We might want to ask [those who say they want to repeal the law] what advice they would give to the millions of Americans who don’t have health insurance.  Crossing your fingers is not really a responsible option.  Do they believe, like that debate audience, we should allow hospitals with an injured uninsured patient to just ‘let him die’?  [..] That’s not how you move America forward and that is not what the vast majority of Americans in their heart expect of ourselves or our government.

We have a responsibility to make the business case for the Affordable Care Act.  What are the opportunity costs of inaction?  When a small business is paying another fifteen to twenty percent annually, every year for health insurance, how many fewer people are they employing? How many dollars could have gone into expanding markets for their products or services?   What are the opportunity costs for families when a mom has to choose between a roof over their head, food on the table, or healthcare?

People who are sick can’t work.  Mom and Dad can’t provide for their family if all of their dollars are going to rising healthcare costs, let alone keep paying the mortgage if all of the sudden they’re wiped out by some unanticipated hospital bills.  In the private sector rising costs are eroding the quantity and quality of health benefits for American workers.  In the public sector health costs are the single greatest threat to our fiscal sustainability [..]

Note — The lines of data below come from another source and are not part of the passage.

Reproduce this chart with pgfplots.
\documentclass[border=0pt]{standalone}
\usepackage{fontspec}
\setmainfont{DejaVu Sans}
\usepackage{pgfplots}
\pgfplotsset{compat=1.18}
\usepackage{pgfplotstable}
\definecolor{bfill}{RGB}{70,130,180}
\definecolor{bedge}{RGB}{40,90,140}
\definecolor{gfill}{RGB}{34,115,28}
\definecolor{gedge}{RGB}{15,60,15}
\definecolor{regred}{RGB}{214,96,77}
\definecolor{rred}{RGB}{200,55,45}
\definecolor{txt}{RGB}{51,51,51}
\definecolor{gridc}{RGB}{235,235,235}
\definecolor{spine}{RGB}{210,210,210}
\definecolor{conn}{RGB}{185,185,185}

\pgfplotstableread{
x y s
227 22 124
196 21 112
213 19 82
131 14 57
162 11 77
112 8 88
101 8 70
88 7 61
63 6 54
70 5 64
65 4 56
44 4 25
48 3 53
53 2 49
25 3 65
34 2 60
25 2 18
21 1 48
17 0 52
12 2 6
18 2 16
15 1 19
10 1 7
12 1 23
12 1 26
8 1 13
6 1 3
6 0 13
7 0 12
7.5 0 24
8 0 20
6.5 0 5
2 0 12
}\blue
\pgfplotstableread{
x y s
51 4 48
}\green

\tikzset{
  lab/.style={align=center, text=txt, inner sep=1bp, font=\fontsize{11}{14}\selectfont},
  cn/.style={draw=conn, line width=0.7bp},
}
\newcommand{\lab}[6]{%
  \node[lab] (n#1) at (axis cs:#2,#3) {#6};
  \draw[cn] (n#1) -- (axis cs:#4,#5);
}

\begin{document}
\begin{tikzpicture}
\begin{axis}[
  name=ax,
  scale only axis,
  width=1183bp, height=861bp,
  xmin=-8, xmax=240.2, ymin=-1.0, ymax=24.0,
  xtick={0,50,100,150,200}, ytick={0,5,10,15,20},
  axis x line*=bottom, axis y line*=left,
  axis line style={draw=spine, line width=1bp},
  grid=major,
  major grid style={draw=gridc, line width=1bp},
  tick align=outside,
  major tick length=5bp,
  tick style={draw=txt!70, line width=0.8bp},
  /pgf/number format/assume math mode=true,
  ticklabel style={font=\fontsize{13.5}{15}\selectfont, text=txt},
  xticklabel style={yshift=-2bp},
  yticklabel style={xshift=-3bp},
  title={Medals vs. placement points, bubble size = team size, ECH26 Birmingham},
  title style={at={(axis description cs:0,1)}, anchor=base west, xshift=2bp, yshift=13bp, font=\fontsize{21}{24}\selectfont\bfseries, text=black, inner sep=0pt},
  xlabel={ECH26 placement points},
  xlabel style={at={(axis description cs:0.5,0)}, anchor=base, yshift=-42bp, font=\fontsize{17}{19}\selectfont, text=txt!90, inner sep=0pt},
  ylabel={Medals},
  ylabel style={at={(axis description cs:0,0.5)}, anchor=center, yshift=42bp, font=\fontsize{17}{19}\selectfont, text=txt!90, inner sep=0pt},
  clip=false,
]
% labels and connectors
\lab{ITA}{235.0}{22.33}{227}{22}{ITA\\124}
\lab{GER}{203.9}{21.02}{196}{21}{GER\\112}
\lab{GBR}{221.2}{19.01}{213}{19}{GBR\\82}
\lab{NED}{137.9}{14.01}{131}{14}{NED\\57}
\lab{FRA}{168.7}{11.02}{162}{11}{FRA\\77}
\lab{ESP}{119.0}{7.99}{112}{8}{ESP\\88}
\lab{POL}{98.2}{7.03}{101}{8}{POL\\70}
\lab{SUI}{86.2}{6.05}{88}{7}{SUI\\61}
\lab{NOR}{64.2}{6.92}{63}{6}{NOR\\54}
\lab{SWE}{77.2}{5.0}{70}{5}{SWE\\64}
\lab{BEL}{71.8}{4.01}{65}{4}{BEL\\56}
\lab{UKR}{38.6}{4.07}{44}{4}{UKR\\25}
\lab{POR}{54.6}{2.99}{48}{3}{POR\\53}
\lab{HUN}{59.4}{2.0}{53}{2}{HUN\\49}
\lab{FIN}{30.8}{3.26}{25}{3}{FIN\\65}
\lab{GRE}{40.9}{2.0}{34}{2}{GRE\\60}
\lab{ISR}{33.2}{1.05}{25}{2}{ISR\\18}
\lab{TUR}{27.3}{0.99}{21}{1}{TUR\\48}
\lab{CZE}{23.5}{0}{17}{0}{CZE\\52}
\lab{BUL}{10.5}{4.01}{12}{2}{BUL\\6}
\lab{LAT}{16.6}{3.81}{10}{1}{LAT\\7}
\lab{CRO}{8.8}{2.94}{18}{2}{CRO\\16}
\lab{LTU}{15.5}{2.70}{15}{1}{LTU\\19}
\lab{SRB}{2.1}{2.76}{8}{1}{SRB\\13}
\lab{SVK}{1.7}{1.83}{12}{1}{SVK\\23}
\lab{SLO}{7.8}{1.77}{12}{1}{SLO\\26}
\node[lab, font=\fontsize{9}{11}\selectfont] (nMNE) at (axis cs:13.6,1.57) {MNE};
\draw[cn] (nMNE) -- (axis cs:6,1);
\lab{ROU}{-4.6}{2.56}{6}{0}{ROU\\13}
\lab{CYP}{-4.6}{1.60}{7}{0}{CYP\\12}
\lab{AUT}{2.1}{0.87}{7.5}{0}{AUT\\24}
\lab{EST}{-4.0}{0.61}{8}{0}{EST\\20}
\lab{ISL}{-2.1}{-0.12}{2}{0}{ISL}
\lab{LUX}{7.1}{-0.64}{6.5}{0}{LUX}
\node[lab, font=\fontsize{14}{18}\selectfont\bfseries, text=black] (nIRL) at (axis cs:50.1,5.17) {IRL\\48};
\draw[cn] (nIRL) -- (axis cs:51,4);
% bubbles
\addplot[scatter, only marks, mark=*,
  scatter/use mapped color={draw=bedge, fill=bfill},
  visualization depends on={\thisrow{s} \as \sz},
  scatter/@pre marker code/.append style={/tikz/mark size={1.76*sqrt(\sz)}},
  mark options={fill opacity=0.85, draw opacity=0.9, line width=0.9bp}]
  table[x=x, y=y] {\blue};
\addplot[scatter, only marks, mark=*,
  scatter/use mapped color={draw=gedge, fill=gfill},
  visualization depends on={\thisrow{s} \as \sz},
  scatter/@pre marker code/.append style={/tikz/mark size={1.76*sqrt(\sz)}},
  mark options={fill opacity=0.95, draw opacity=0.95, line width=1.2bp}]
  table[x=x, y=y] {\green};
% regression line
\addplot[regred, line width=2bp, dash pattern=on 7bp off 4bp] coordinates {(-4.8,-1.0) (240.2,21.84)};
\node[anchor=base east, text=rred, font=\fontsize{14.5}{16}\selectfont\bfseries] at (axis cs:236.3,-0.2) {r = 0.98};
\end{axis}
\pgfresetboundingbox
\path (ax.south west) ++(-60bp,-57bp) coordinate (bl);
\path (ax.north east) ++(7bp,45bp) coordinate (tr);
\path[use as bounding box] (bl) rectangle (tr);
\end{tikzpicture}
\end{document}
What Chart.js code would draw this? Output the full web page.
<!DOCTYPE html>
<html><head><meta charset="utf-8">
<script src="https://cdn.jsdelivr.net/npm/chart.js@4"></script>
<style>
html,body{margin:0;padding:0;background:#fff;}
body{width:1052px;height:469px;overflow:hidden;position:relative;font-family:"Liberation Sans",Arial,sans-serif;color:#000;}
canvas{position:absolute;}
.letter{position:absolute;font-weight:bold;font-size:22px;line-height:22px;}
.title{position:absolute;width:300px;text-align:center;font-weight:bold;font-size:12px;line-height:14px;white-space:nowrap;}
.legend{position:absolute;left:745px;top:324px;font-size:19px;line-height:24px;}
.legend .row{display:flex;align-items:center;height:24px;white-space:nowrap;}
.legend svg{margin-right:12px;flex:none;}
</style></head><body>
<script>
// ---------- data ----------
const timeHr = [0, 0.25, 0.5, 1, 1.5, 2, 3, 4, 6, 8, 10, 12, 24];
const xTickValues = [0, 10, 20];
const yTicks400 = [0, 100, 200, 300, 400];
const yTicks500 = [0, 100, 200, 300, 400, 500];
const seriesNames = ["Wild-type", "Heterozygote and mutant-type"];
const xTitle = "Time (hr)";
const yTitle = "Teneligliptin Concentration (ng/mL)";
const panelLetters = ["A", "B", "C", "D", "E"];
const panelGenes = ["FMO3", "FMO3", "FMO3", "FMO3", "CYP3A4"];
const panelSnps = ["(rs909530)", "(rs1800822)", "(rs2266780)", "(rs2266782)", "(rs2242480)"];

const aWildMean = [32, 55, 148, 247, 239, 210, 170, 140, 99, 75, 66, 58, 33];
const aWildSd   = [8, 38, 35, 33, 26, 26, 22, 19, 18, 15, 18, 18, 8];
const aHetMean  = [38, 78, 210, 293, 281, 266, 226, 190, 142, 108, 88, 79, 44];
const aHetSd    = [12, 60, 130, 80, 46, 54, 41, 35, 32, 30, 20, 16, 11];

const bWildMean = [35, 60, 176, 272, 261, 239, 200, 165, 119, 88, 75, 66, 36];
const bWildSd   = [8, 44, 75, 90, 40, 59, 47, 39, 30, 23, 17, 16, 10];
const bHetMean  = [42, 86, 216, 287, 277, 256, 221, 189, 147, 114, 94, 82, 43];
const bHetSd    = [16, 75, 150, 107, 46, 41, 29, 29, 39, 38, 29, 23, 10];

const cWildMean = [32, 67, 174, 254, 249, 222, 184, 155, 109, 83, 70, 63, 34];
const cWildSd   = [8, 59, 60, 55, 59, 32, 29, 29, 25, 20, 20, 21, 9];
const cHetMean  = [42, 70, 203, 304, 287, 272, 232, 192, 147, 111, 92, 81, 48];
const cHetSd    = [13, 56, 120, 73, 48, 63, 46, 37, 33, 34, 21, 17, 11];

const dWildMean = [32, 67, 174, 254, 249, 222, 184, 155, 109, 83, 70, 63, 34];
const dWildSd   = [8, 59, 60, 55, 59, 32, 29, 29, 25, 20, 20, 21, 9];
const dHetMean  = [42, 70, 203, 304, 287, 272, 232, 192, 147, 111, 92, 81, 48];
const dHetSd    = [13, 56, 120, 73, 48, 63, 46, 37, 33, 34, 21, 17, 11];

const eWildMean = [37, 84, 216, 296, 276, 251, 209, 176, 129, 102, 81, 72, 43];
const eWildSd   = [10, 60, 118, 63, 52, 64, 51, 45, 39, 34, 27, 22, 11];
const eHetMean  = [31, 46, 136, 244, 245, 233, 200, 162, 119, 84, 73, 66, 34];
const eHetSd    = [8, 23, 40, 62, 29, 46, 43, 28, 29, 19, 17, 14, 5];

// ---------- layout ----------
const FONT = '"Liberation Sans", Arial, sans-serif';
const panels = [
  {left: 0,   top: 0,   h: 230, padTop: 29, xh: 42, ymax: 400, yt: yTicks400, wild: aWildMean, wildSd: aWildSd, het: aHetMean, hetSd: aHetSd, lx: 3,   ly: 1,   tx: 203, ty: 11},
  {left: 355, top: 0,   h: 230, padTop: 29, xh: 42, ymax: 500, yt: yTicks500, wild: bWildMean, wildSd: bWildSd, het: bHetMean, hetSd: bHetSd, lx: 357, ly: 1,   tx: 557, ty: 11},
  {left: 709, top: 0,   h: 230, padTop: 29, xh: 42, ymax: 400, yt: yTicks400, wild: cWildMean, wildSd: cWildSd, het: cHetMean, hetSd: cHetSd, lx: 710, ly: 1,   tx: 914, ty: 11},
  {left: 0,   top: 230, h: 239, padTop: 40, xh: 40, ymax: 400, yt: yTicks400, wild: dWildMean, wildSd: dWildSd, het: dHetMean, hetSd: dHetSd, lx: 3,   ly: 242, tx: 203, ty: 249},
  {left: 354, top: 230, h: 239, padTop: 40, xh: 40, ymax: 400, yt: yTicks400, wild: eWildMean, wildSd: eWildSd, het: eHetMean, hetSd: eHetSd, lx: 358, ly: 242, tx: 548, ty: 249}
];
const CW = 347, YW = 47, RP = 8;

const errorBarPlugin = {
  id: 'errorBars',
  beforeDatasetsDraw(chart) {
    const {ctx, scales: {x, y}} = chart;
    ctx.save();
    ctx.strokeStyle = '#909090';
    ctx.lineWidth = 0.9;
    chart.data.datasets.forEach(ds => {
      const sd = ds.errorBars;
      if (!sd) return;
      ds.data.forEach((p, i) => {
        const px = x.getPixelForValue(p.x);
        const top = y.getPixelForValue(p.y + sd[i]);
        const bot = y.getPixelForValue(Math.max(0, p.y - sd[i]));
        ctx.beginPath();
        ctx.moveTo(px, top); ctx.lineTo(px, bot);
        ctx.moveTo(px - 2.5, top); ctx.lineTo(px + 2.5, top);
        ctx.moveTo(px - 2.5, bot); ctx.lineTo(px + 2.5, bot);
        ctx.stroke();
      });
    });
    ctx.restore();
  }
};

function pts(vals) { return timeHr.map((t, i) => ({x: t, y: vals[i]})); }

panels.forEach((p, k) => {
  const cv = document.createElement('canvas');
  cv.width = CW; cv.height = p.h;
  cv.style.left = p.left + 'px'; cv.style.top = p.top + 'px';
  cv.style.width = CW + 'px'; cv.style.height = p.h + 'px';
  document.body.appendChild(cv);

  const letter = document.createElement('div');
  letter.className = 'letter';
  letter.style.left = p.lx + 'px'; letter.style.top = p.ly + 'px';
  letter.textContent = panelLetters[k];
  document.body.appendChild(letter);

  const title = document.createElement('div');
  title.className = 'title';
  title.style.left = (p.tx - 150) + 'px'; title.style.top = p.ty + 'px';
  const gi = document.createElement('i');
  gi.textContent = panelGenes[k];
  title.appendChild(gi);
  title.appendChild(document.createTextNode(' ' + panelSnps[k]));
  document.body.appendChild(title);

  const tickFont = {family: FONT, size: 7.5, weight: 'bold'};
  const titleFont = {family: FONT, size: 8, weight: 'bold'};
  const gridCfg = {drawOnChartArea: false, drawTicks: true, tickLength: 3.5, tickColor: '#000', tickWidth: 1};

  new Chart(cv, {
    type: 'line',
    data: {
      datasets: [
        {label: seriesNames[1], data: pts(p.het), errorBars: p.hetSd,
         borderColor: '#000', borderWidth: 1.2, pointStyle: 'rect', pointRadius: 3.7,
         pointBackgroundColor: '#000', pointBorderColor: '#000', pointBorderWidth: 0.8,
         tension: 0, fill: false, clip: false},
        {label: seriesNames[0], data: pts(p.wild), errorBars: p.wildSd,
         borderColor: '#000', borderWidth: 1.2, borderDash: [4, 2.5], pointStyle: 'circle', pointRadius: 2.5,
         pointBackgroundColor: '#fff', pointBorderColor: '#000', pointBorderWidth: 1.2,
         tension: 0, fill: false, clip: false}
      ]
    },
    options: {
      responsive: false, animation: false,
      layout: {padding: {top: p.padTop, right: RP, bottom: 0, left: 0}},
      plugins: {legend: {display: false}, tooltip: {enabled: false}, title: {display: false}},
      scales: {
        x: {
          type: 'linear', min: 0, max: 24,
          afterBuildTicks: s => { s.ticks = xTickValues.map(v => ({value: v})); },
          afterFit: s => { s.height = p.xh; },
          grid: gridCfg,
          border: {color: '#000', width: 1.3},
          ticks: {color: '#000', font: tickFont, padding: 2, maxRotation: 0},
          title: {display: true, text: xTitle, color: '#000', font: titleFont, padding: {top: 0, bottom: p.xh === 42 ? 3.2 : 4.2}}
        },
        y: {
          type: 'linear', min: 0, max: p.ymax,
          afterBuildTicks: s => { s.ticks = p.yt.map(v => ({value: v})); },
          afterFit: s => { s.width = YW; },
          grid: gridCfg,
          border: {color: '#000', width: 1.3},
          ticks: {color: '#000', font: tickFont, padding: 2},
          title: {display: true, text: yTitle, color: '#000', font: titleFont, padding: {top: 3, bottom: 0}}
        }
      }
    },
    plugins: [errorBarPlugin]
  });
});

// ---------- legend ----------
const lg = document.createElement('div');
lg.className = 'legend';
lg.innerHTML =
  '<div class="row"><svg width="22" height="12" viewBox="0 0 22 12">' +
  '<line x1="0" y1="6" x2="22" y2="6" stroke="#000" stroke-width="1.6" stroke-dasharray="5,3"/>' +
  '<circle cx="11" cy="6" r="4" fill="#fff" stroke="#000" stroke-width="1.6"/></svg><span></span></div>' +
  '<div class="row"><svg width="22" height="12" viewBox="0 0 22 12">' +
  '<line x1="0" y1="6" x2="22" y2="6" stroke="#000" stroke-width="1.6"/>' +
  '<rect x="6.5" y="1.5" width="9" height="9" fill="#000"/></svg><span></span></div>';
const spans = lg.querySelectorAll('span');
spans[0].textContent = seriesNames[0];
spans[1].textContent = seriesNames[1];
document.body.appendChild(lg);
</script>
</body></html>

Peter Orzag wrote these words:

It is no exaggeration to say the United States standing in the world depends on its success in constraining the healthcare cost explosion.  Unless it does, the country will eventually face a severe fiscal crisis or a crippling inability to invest in other areas.

Truly, bending the cost curve requires innovation [..] Innovations like the health information exchange which allows the sharing of data between hospitals, labs and thousands of doctor’s offices.  This isn’t something that we’re imagining.  It’s not something that we’re hoping for.  It’s something that we’re doing [..]

There is no area that cries out for better choices more so than the area of containing healthcare costs, of having better preventive care.  Making our workforce healthier, making the balance sheets of our small businesses better so that they can reinvest in more jobs and more opportunities.  We need to talk about this in terms of the business case for healthcare.  There are better ways to do this, virtually every country has shown that this is possible [..]

We’ve seen what works, but we’ve been too timid to do what our parents and grandparents had the courage to do.  Which was to do it at scale, to do it in an impactful, broad way.  To realize that in our America there is no such thing as a spare American.  Everyone is needed.  Are other countries so much more innovative than us that they can figure out how to do this to scale and we can’t?  I don’t buy that [..]  There are in fact challenges so large that we can only hope to tackle them together.  Making better choices in terms of healthcare is one of them.